Theatre
The theatre historian and researcher, Xavier Fàbregas, says that popular theatre is by the people for the people. The people unselfishly produce amateur shows and are, at the same time also the audience.
In Catalonia, the theatre, understood in its widest possible sense, is immensely rich in all kinds of performances, both in the streets and under cover. Processions, cercavila parades, tableaux, Passions, spoken dances, and such like, make this intangible heritage very interesting.

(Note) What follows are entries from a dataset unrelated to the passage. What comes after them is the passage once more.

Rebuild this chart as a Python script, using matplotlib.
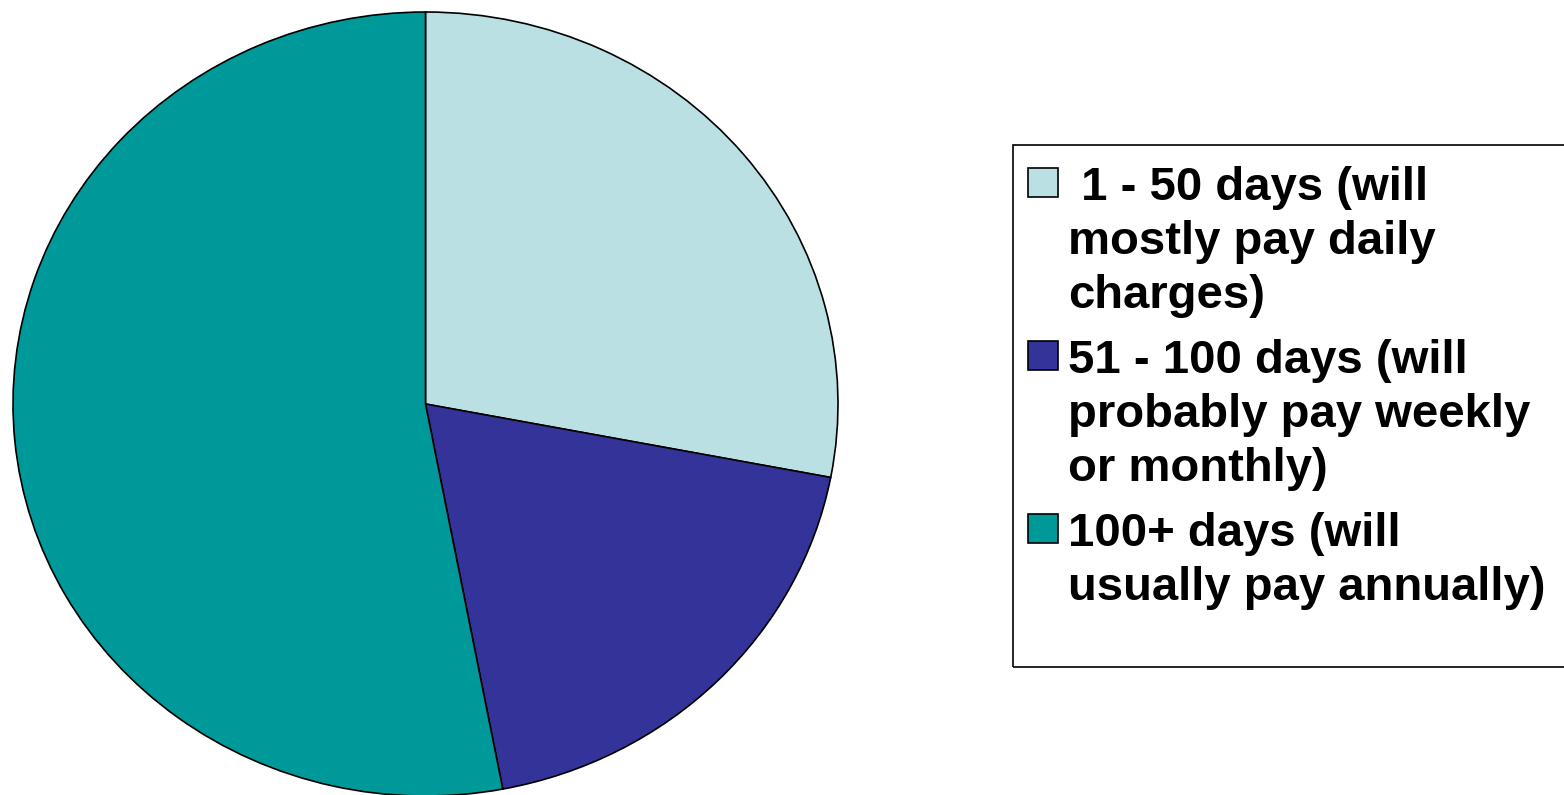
import matplotlib
matplotlib.use("Agg")
import matplotlib.pyplot as plt
from matplotlib.patches import Rectangle

# Data
labels = [" 1 - 50 days (will\nmostly pay daily\ncharges)",
          "51 - 100 days (will\nprobably pay weekly\nor monthly)",
          "100+ days (will\nusually pay annually)"]
values = [28, 19, 53]
colors = ["#BBE0E3", "#333399", "#009999"]

W, H = 1564, 795
fig = plt.figure(figsize=(W / 100, H / 100), dpi=100)

def fx(px):
    return px / W

def fy(py):
    # py measured from the top of the image
    return (H - py) / H

# pie axes (slightly wider than tall, like the original)
ax = fig.add_axes([fx(13), fy(796), fx(825), 784 / H])
wedges, _ = ax.pie(values, colors=colors, startangle=90, counterclock=False,
                   wedgeprops=dict(edgecolor="black", linewidth=1.2))
ax.set_xlim(-1, 1)
ax.set_ylim(-1, 1)
ax.set_aspect("auto")
ax.axis("off")

# legend frame, runs off the right edge
fig.patches.append(Rectangle((fx(1013), fy(667)), fx(600), 522 / H,
                             transform=fig.transFigure, fill=False,
                             edgecolor="black", linewidth=1.2, clip_on=False))

# legend entries drawn by hand so the swatch sits on the first line
font = dict(family="Liberation Sans", weight="bold", size=34)
baseline = 200
line_gap = 54
entry_gap = 11
for lab, col in zip(labels, colors):
    fig.patches.append(Rectangle((fx(1028), fy(baseline - 3)), fx(30), 29 / H,
                                 transform=fig.transFigure, facecolor=col,
                                 edgecolor="black", linewidth=1.2))
    lines = lab.split("\n")
    for i, ln in enumerate(lines):
        fig.text(fx(1068), fy(baseline + i * line_gap), ln, ha="left",
                 va="baseline", **font)
    baseline += len(lines) * line_gap + entry_gap

fig.savefig("out.png", dpi=100)
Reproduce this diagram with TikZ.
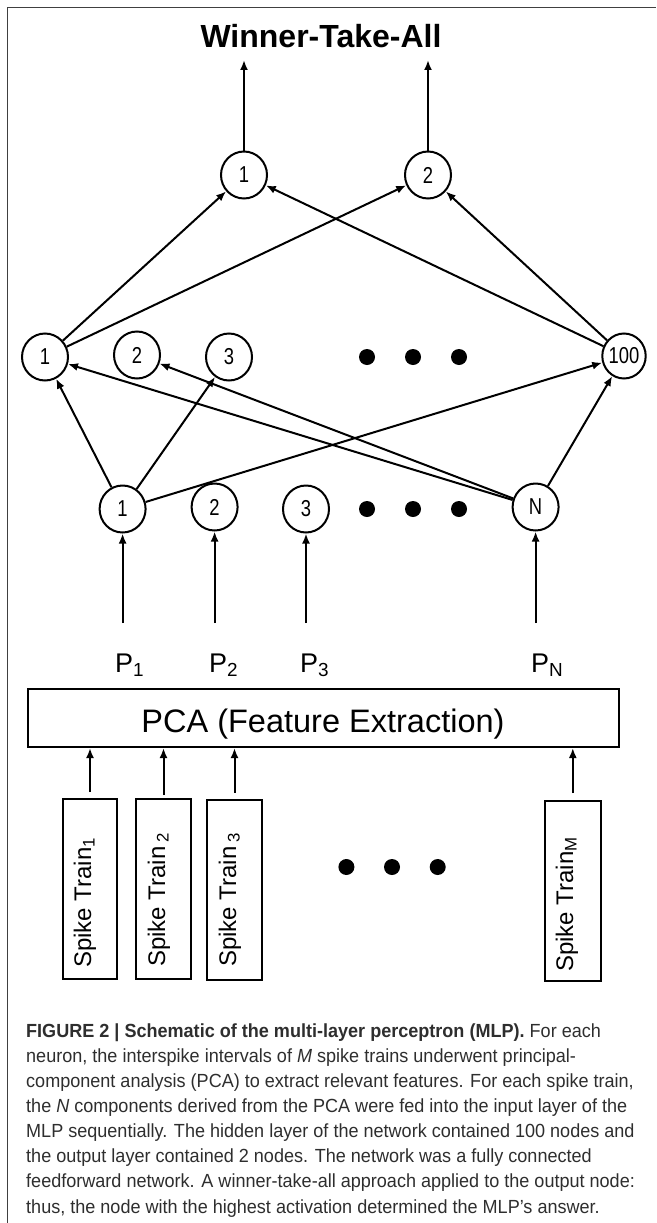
\documentclass[tikz,border=0pt]{standalone}
\usepackage{fontspec}
\setmainfont{Liberation Sans}
\newfontfamily\diagfont{Liberation Sans}
\newfontfamily\narrowfont[FakeStretch=0.8]{Liberation Sans}
\newfontfamily\capfont[FakeStretch=0.95]{Liberation Sans}
\usetikzlibrary{shapes.geometric,arrows.meta}
\begin{document}
\begin{tikzpicture}[x=1pt,y=-1pt,
  neuron/.style={ellipse,draw,line width=2pt,minimum width=46pt,minimum height=47pt,inner sep=0pt,font=\narrowfont\fontsize{23}{23}\selectfont},
  dotnode/.style={circle,fill,minimum size=16pt,inner sep=0pt},
  link/.style={line width=2pt,-{Latex[length=10pt,width=8pt]}},
  trainbox/.style={draw,line width=2pt,inner sep=0pt,minimum width=55pt,minimum height=180pt},
  traintext/.style={inner sep=0pt,rotate=90,anchor=base west,font=\diagfont\fontsize{24}{24}\selectfont},
  plabel/.style={inner sep=0pt,anchor=base west,font=\diagfont\fontsize{27}{27}\selectfont},
  capline/.style={inner sep=0pt,anchor=base west,text=black!82,font=\capfont\fontsize{19}{19}\selectfont},
  frame/.style={draw=black!75,line width=1.4pt}
]
\useasboundingbox (0,0) rectangle (656,1223);
\draw[frame] (7.5,1223) -- (7.5,7.5) -- (656,7.5);

% title
\node[inner sep=0pt,anchor=base,font=\diagfont\bfseries\fontsize{32}{32}\selectfont] (title) at (321,48) {Winner-Take-All};

% output layer
\node[neuron] (o1) at (244,175) {1};
\node[neuron] (o2) at (428,175) {2};
\coordinate (w1) at (244,60);
\coordinate (w2) at (428,60);
\draw[link] (o1) -- (w1);
\draw[link] (o2) -- (w2);

% hidden layer
\node[neuron] (h1) at (45,357) {1};
\node[neuron] (h2) at (137,355) {2};
\node[neuron] (h3) at (229,357) {3};
\node[dotnode] (hd1) at (367,357) {};
\node[dotnode] (hd2) at (413,357) {};
\node[dotnode] (hd3) at (459,357) {};
\node[neuron,minimum width=38pt,minimum height=45pt] (h100) at (624,356) {100};

% input layer
\node[neuron] (i1) at (122.6,509) {1};
\node[neuron] (i2) at (214.6,507) {2};
\node[neuron] (i3) at (306,509) {3};
\node[dotnode] (id1) at (367,509) {};
\node[dotnode] (id2) at (413,509) {};
\node[dotnode] (id3) at (459,509) {};
\node[neuron] (iN) at (535.6,507) {N};

% hidden -> output
\draw[link] (h1) -- (o1);
\draw[link] (h1) -- (o2);
\draw[link] (h100) -- (o1);
\draw[link] (h100) -- (o2);

% input -> hidden
\draw[link] (i1) -- (h1);
\draw[link] (i1) -- (h3);
\draw[link] (i1) -- (h100);
\draw[link] (iN) -- (h1);
\draw[link] (iN) -- (h2);
\draw[link] (iN) -- (h100);

% inputs
\coordinate (q1) at (122.6,623);
\coordinate (q2) at (214.6,623);
\coordinate (q3) at (306,623);
\coordinate (qN) at (535.6,623);
\draw[link] (q1) -- (i1);
\draw[link] (q2) -- (i2);
\draw[link] (q3) -- (i3);
\draw[link] (qN) -- (iN);

% P labels
\node[plabel] (p1) at (115,672) {P\textsubscript{1}};
\node[plabel] (p2) at (209,672) {P\textsubscript{2}};
\node[plabel] (p3) at (300,672) {P\textsubscript{3}};
\node[plabel] (pN) at (531,672) {P\textsubscript{N}};

% PCA box
\node[draw,line width=2pt,minimum width=591pt,minimum height=58pt,inner sep=0pt] (pca) at (323.5,718) {};
\node[inner sep=0pt,anchor=base,font=\diagfont\fontsize{32.5}{32.5}\selectfont] (pcat) at (323,732) {PCA (Feature Extraction)};

% spike trains
\node[trainbox,minimum width=54pt] (s1) at (90,889) {};
\node[trainbox] (s2) at (163.5,889) {};
\node[trainbox,minimum width=55.6pt] (s3) at (234.5,889.5) {};
\node[trainbox,minimum width=56pt] (sM) at (572.8,891) {};
\node[traintext] (t1) at (91,968) {Spike Train\textsubscript{1}};
\node[traintext] (t2) at (165,967) {Spike Train\,\textsubscript{2}};
\node[traintext] (t3) at (236,967) {Spike Train\,\textsubscript{3}};
\node[traintext] (tM) at (573,972) {Spike Train\textsubscript{M}};
\node[dotnode] (sd1) at (346.4,867) {};
\node[dotnode] (sd2) at (392,867) {};
\node[dotnode] (sd3) at (437.7,867) {};

\draw[link] ([yshift=6pt]s1.north) -- (s1.north |- pca.south);
\draw[link] ([yshift=3pt]s2.north) -- (s2.north |- pca.south);
\draw[link] ([yshift=6pt]s3.north) -- (s3.north |- pca.south);
\draw[link] ([yshift=7pt]sM.north) -- (sM.north |- pca.south);

% caption
\node[capline] (c1) at (26,1037) {\textbf{FIGURE 2 | Schematic of the multi-layer perceptron (MLP).} For each};
\node[capline] (c2) at (26,1062) {neuron, the interspike intervals of \textit{M} spike trains underwent principal-};
\node[capline] (c3) at (26,1087) {component analysis (PCA) to extract relevant features. For each spike train,};
\node[capline] (c4) at (26,1112) {the \textit{N} components derived from the PCA were fed into the input layer of the};
\node[capline] (c5) at (26,1137) {MLP sequentially. The hidden layer of the network contained 100 nodes and};
\node[capline] (c6) at (26,1162) {the output layer contained 2 nodes. The network was a fully connected};
\node[capline] (c7) at (26,1187) {feedforward network. A winner-take-all approach applied to the output node:};
\node[capline] (c8) at (26,1213) {thus, the node with the highest activation determined the MLP’s answer.};
\end{tikzpicture}
\end{document}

It is a singular phenomenon, which is not seen in the rest of Europe with this intensity. And it seems there is an explanation. Another theatre researcher, Francesc Massip, justifies it in this way: "Catalan culture, deprived of the state support required for creating a modern national theatre, just as other European cultures were doing during the 16th century (Elizabethan theatre, French classicism, Italian comedy, the Spanish Golden Age), sought refuge in the simplest area, that is, the sphere of the festival and popular show, usually with a religious theme. In this way traditional performances, rooted in Mediaeval times, have given the faithful continuous, uninterrupted theatrical activity. Indeed, no other European country or culture has preserved the tradition as passionately as in Catalonia."
In Barcelona popular culture can be seen in the form of the pastorets (the traditional Christmas play), representations of the lives of saints or otherwise religious in nature, pessebres vivents (living nativity scenes), historical or thematic performances, the Song of Sibyl, and so on.